La banda británica Tindersticks realizará tres conciertos el próximo mes de febrero, el día 8 en Barcelona (l'Auditori), el 9 en Madrid (Teatro Häagen Dazs) y el 10 en San Sebastián (Teatro Victoria Eugenia). Tindersticks aprovecharán estos shows para presentar en directo su último trabajo de estudio, The Hungry Saw, un álbum realizado por tres de los miembros originales, Stuart Staples, David Boulter y Neil Fraser, a quienes se les han unido Thomas Belhorn a la batería y Dan McKinna al bajo.
Hay muy pocos grupos que en los últimos quince o veinte años se hayan significado por poseer un sonido y una personalidad irremplazables. Pueden contarse con los dedos de una mano las bandas capaces de hipnotizar a una audiencia a base de arriesgar y mantener una forma de funcionar totalmente independiente. Y sólo hay un grupo cuya música tenga la profunda belleza y melancolía capaz de ilustrar esos momentos en que uno se enfrenta a sí mismo y a su propia soledad. Ese grupo se llama Tindersticks.

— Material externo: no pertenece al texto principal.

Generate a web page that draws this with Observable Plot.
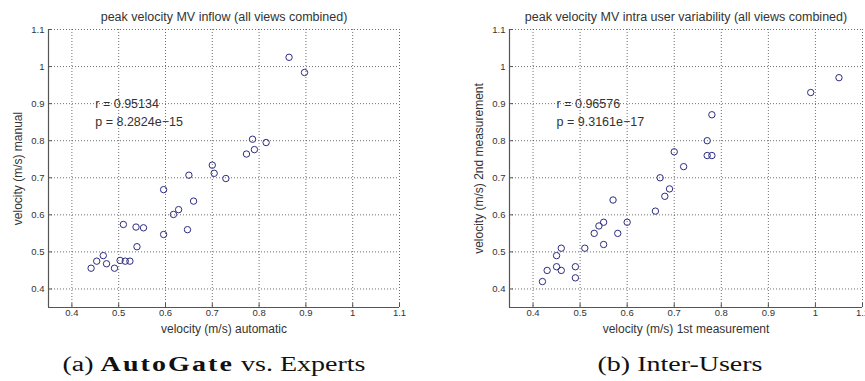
<!DOCTYPE html>
<html>
<head>
<meta charset="utf-8">
<script src="https://cdn.jsdelivr.net/npm/d3@7"></script>
<script src="https://cdn.jsdelivr.net/npm/@observablehq/plot@0.6"></script>
<style>
  html, body { margin: 0; padding: 0; background: #fff; }
  #wrap { position: relative; width: 865px; height: 381px; overflow: hidden; }
  .panel { position: absolute; top: 0; }
  .caption { position: absolute; top: 352px; font-family: "Liberation Serif", "Times New Roman", serif; font-size: 20px; line-height: 24px; color: #111; white-space: nowrap; transform: translateX(-50%) scaleX(1.4); }
  .caption b { letter-spacing: 1.5px; }
</style>
</head>
<body>
<div id="wrap"></div>
<script>
// ---- data ----
const ticks = [0.4, 0.5, 0.6, 0.7, 0.8, 0.9, 1.0, 1.1];
const tickLabels = ["0.4", "0.5", "0.6", "0.7", "0.8", "0.9", "1", "1.1"];

// (a) AutoGate vs. Experts
const autoX = [0.864, 0.897, 0.786, 0.815, 0.790, 0.773, 0.700, 0.704, 0.729, 0.650,
               0.596, 0.660, 0.628, 0.617, 0.647, 0.596, 0.510, 0.537, 0.553, 0.539,
               0.467, 0.453, 0.474, 0.441, 0.491, 0.503, 0.514, 0.524];
const manualY = [1.025, 0.984, 0.804, 0.795, 0.776, 0.764, 0.734, 0.712, 0.698, 0.707,
                 0.668, 0.637, 0.614, 0.601, 0.560, 0.547, 0.574, 0.567, 0.565, 0.514,
                 0.490, 0.475, 0.468, 0.456, 0.456, 0.477, 0.475, 0.475];

// (b) Inter-Users
const firstX = [1.05, 0.99, 0.78, 0.77, 0.77, 0.78, 0.70, 0.72, 0.67, 0.69,
                0.68, 0.66, 0.57, 0.60, 0.55, 0.54, 0.53, 0.58, 0.55, 0.51,
                0.46, 0.45, 0.45, 0.46, 0.43, 0.49, 0.49, 0.42];
const secondY = [0.97, 0.93, 0.87, 0.80, 0.76, 0.76, 0.77, 0.73, 0.70, 0.67,
                 0.65, 0.61, 0.64, 0.58, 0.58, 0.57, 0.55, 0.55, 0.52, 0.51,
                 0.51, 0.49, 0.46, 0.45, 0.45, 0.46, 0.43, 0.42];

const panels = [
  {title: "peak velocity MV inflow (all views combined)", xLabel: "velocity (m/s) automatic",
   yLabel: "velocity (m/s) manual", xs: autoX, ys: manualY,
   r: "r = 0.95134", p: "p = 8.2824e\u221215", caption: "(a) <b>AutoGate</b> vs. Experts",
   left: 0, width: 432, marginLeft: 48, marginRight: 33, capX: 214},
  {title: "peak velocity MV intra user variability (all views combined)", xLabel: "velocity (m/s) 1st measurement",
   yLabel: "velocity (m/s) 2nd measurement", xs: firstX, ys: secondY,
   r: "r = 0.96576", p: "p = 9.3161e\u221217", caption: "(b) Inter-Users",
   left: 432, width: 433, marginLeft: 77, marginRight: 3, capX: 680}
];

const font = "'Liberation Sans', Arial, Helvetica, sans-serif";
const wrap = document.getElementById("wrap");
const txt = "#333";

for (const P of panels) {
  const pts = P.xs.map((x, i) => ({x, y: P.ys[i]}));
  const chart = Plot.plot({
    width: P.width, height: 340,
    marginLeft: P.marginLeft, marginRight: P.marginRight, marginTop: 29, marginBottom: 33,
    style: {fontFamily: font, background: "#fff", overflow: "visible"},
    x: {domain: [0.35, 1.1]},
    y: {domain: [0.35, 1.1]},
    marks: [
      Plot.gridX(ticks, {stroke: "#333", strokeOpacity: 0.7, strokeDasharray: "1,2", strokeWidth: 1}),
      Plot.gridY(ticks, {stroke: "#333", strokeOpacity: 0.7, strokeDasharray: "1,2", strokeWidth: 1}),
      Plot.ruleX([0.35], {stroke: "#555", strokeWidth: 1.2}),
      Plot.ruleY([0.35], {stroke: "#555", strokeWidth: 1.2}),
      Plot.axisX(ticks, {tickSize: -4, tickPadding: 6, tickFormat: (d, i) => tickLabels[i], fontSize: 9.5, fill: txt, stroke: "#555", label: null}),
      Plot.axisY(ticks, {tickSize: -4, tickPadding: 8, tickFormat: (d, i) => tickLabels[i], fontSize: 9.5, fill: txt, stroke: "#555", label: null}),
      Plot.dot(pts, {x: "x", y: "y", r: 3.2, stroke: "#2c2c80", strokeWidth: 1, fill: "none"}),
      Plot.text([P.r], {x: 0.45, y: 0.9, text: d => d, textAnchor: "start", fontSize: 12.5, letterSpacing: 0.5, fill: txt}),
      Plot.text([P.p], {x: 0.45, y: 0.85, text: d => d, textAnchor: "start", fontSize: 12.5, letterSpacing: 0.5, fill: txt}),
      Plot.text([P.title], {frameAnchor: "top", lineAnchor: "middle", textAnchor: "middle", dy: -13, text: d => d, fontSize: 12.5, letterSpacing: 1, fill: txt}),
      Plot.text([P.xLabel], {frameAnchor: "bottom", lineAnchor: "middle", textAnchor: "middle", dy: 22, text: d => d, fontSize: 12, letterSpacing: 0.8, fill: txt}),
      Plot.text([P.yLabel], {frameAnchor: "left", lineAnchor: "middle", textAnchor: "middle", dx: -30, rotate: -90, text: d => d, fontSize: 12, letterSpacing: 0.8, fill: txt})
    ]
  });
  chart.classList.add("panel");
  chart.style.left = P.left + "px";
  wrap.appendChild(chart);

  const cap = document.createElement("div");
  cap.className = "caption";
  cap.innerHTML = P.caption;
  cap.style.left = P.capX + "px";
  wrap.appendChild(cap);
}
</script>
</body>
</html>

Su música, árida y doliente, suena desnuda y cruda a pesar de los ornamentos que, en forma de arreglos de cuerda y viento, salpica sus tristes y desoladoras canciones. La música de Tindersticks hiere, duele y sacude el alma. Sus canciones hablan de madrugadas pasadas en plena desesperanza, de amores perdidos, de melancolía eterna. La escucha de sus temas es una experiencia auditiva en toda regla, un auténtico terremoto emocional que repercute directamente en el corazón del oyente con sensibilidad. Estamos ante una obra (siete discos de estudio ya) de romanticismo decadente, un fondo musical apto para la decepción y el desengaño amoroso.
Yo particularmente adoro este grupo, al que he tenido ocasión de ver en cinco ocasiones actuando en directo. Recuerdo especialmente la primera vez que los vi, en septiembre de 1995, recién publicado su segundo álbum, Tindersticks II. Recuerdo las cálidas luces del escueto escenario de la Plaça del Rei de Barcelona, unas luces que contribuían a rejuvenecer la imagen de su cantante Stuart Staples, que cuando canta produce la impresión de encarnar a un ser de mil años de edad, a un alma vapuleada por dramas, rupturas y adversidades sin cuento. Su música, interpretada sin concesiones ante las 2.000 personas que se agolpaban extasiadas en el improbable escenario de piedra gótica y luz crepuscular, sigue hiriendo y continúa resultando tan desoladora y tristemente humana en directo (o más) que en sus álbumes. Aquí no hay lujosos arreglos. No hay secciones de cuerda o metal ni voces femeninas que puedan paliar el desánimo existencial de unas canciones que arañan las fibras sensibles del oyente. Decadencia, bendita decadencia. Recuerdo el escalofrío que sentí aquella noche, una noche en la que el tiempo se detuvo por completo (¿en serio duró el concierto una hora y cuarto? ¿no fueron cinco minutos? ¿toda una vida?).
Algunos lo llamarán pop de cámara, y otros ni siquiera lo llamarán pop. No importa, pues estamos ante el sonido de una épica conmovedora y trágica. Ante el lamento del que pierde un amor que lo desborda, incapaz de retenerlo ni comprenderlo. Pocas veces como en este disco se ha conseguido ponerle música a los tenues latidos de un alma en ruinas. Si quieres asistir a un aquelarre emocional de dimensiones homéricas, no lo dudes: este es tu concierto.